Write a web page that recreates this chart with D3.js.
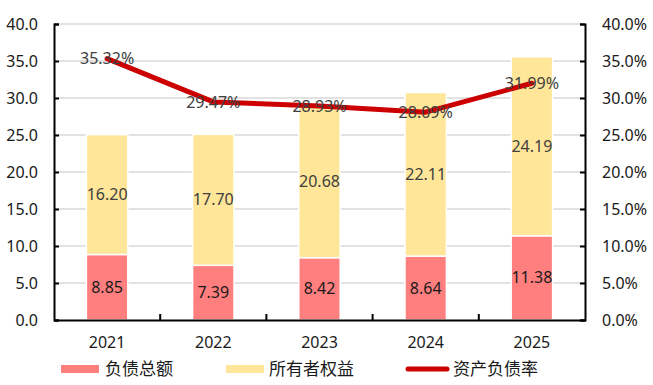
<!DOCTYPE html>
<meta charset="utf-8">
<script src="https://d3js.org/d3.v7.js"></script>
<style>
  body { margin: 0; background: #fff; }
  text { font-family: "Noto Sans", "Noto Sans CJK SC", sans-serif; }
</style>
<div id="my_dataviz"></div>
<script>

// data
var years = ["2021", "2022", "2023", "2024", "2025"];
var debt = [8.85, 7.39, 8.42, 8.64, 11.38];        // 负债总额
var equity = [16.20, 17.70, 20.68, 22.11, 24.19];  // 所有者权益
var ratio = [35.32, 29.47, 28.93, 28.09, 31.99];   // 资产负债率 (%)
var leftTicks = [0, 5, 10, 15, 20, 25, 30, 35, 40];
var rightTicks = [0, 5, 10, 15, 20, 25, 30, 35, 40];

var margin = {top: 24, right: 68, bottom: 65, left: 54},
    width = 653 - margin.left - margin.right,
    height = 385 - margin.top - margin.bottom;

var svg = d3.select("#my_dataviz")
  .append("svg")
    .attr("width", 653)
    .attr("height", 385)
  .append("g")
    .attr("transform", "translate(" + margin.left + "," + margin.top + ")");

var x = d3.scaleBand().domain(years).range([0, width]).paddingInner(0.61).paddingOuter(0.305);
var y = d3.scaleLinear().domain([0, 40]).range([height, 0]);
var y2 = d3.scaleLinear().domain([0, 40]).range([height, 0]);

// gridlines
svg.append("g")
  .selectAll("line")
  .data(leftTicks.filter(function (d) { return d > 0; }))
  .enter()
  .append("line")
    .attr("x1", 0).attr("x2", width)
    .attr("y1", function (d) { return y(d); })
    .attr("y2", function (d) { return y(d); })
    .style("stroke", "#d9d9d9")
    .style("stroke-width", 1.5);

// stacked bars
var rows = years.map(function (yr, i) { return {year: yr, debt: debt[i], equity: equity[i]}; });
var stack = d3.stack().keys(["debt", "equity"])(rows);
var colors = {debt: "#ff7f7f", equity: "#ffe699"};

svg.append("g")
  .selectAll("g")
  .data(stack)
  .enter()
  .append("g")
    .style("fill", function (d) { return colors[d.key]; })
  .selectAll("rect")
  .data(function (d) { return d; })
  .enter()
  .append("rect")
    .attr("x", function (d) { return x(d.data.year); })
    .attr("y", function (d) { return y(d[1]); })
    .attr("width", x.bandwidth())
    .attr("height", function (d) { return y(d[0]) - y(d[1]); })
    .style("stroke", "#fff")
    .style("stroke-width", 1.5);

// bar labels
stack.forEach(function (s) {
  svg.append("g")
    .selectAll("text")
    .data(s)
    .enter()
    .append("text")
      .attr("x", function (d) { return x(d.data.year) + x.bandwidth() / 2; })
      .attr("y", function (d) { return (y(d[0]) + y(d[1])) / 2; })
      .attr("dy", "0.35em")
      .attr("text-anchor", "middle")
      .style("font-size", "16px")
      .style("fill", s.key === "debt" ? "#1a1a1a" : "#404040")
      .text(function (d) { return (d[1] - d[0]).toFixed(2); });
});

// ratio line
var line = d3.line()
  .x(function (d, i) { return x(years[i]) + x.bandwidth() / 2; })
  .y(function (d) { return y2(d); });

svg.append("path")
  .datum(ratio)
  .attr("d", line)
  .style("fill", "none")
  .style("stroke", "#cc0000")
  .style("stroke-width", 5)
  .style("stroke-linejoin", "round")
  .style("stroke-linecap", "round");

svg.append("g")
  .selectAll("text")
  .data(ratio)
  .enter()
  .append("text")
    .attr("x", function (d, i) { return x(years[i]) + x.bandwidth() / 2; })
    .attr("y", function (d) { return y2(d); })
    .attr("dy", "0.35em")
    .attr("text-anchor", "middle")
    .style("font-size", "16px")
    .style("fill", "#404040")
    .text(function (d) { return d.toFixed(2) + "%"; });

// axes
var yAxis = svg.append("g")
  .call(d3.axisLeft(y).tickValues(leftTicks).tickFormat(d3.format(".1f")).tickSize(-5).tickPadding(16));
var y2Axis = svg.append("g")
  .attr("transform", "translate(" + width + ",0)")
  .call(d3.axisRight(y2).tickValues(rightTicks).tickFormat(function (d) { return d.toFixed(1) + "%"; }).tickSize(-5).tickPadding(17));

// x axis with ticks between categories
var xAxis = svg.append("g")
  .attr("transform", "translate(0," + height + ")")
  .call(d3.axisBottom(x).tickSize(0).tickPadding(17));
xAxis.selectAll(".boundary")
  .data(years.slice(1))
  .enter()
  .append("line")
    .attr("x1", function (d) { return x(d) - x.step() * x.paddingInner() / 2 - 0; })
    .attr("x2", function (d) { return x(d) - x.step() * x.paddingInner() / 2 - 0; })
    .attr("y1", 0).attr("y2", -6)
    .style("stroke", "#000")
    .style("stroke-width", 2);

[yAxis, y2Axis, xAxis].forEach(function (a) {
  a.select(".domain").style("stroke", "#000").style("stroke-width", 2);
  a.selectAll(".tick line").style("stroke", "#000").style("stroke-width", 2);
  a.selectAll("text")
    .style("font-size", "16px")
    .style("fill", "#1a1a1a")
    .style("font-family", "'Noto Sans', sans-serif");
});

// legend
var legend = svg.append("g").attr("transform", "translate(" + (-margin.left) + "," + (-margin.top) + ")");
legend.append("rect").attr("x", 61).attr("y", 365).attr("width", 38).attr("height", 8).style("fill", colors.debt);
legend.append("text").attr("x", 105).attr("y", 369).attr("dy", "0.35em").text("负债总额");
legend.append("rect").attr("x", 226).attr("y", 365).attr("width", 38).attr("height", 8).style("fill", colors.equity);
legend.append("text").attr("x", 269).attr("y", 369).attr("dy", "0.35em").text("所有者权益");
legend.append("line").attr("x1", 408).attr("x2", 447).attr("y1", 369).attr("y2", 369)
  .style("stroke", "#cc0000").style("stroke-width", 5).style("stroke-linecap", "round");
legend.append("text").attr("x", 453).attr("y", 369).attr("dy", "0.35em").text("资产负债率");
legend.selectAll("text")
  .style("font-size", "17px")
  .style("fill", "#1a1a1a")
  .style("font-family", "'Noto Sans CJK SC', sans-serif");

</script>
———
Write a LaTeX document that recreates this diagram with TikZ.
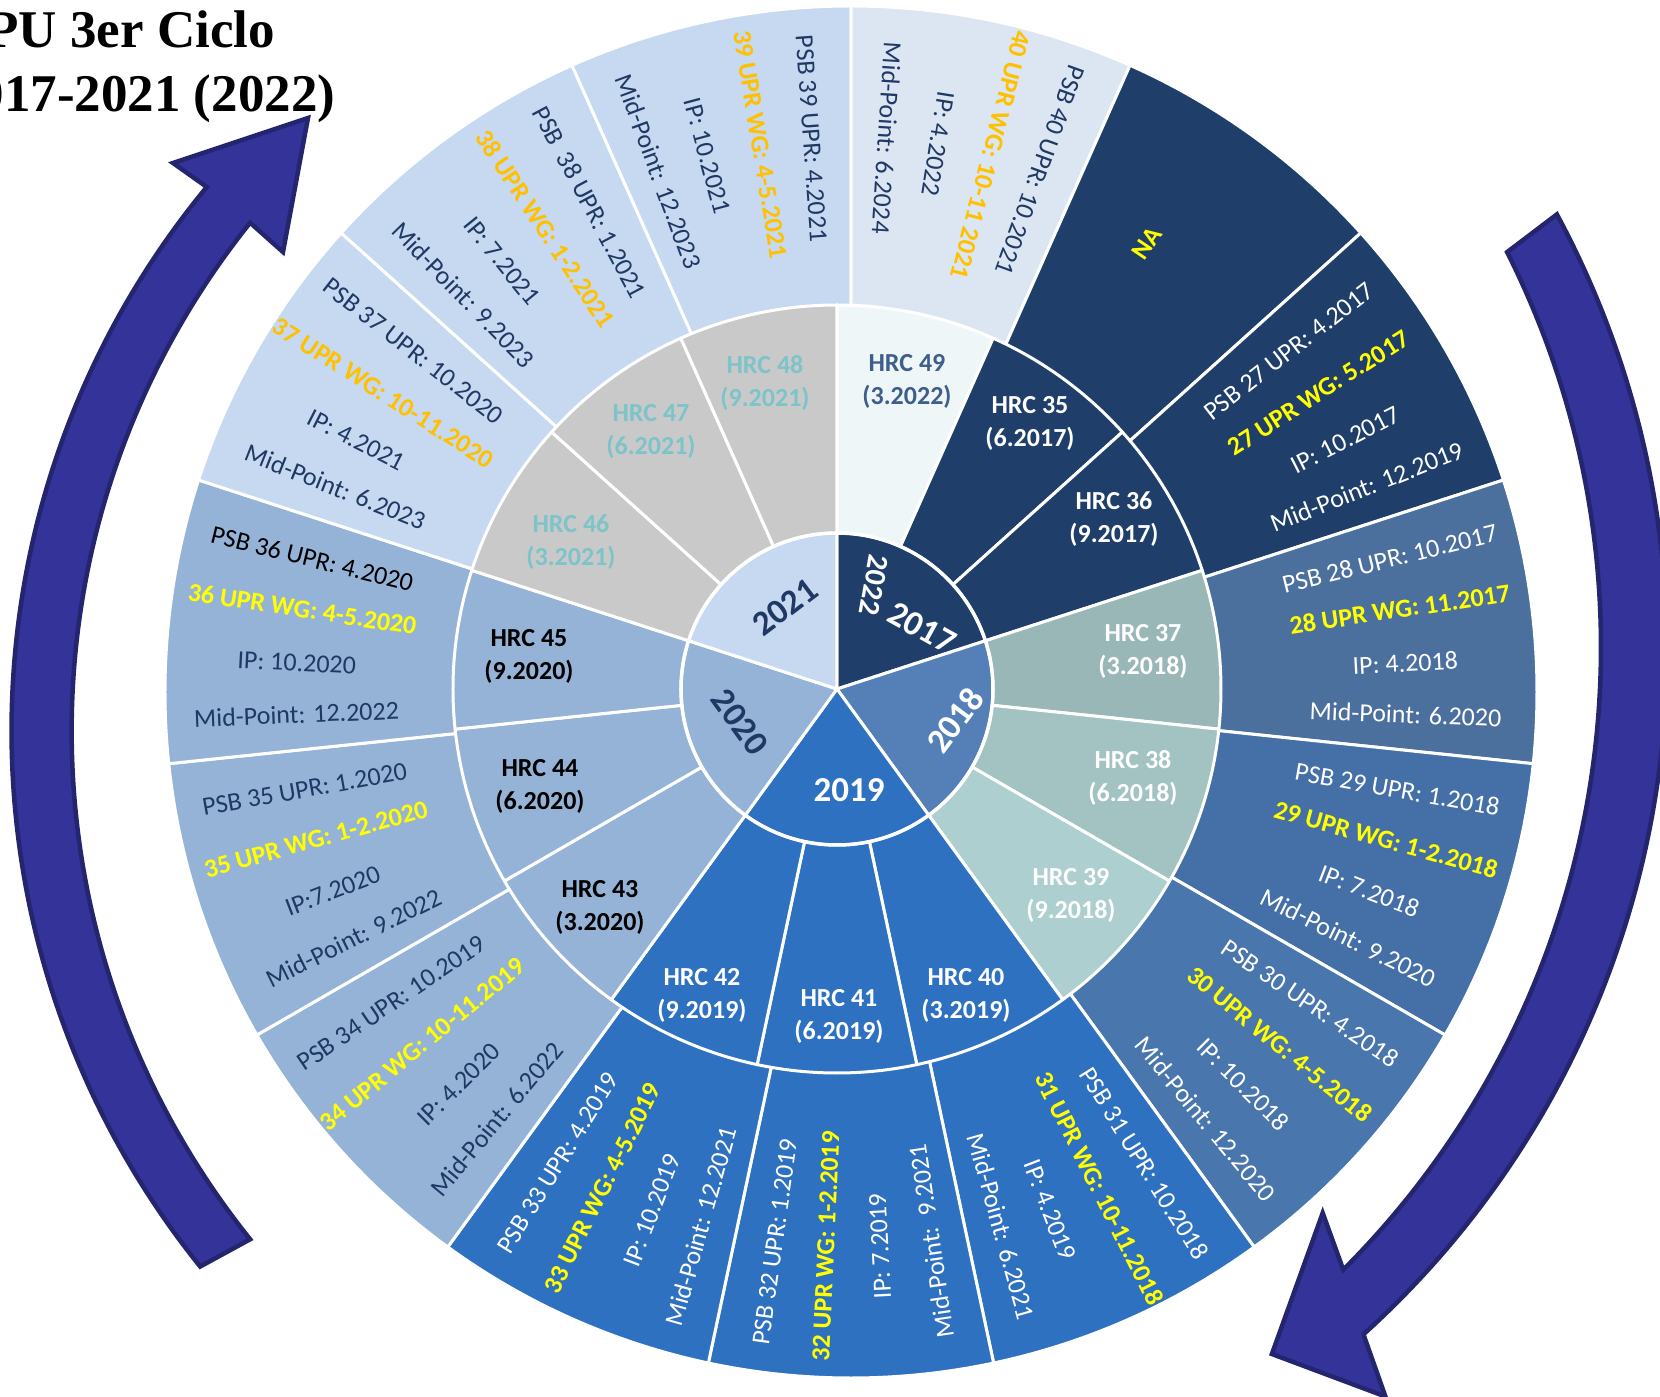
———
__TO DO__
Find all lines where the word "recreates" appears. Copy them.

__EXERCISE ANSWER__
Write a web page that recreates this chart with D3.js.
Write a LaTeX document that recreates this diagram with TikZ.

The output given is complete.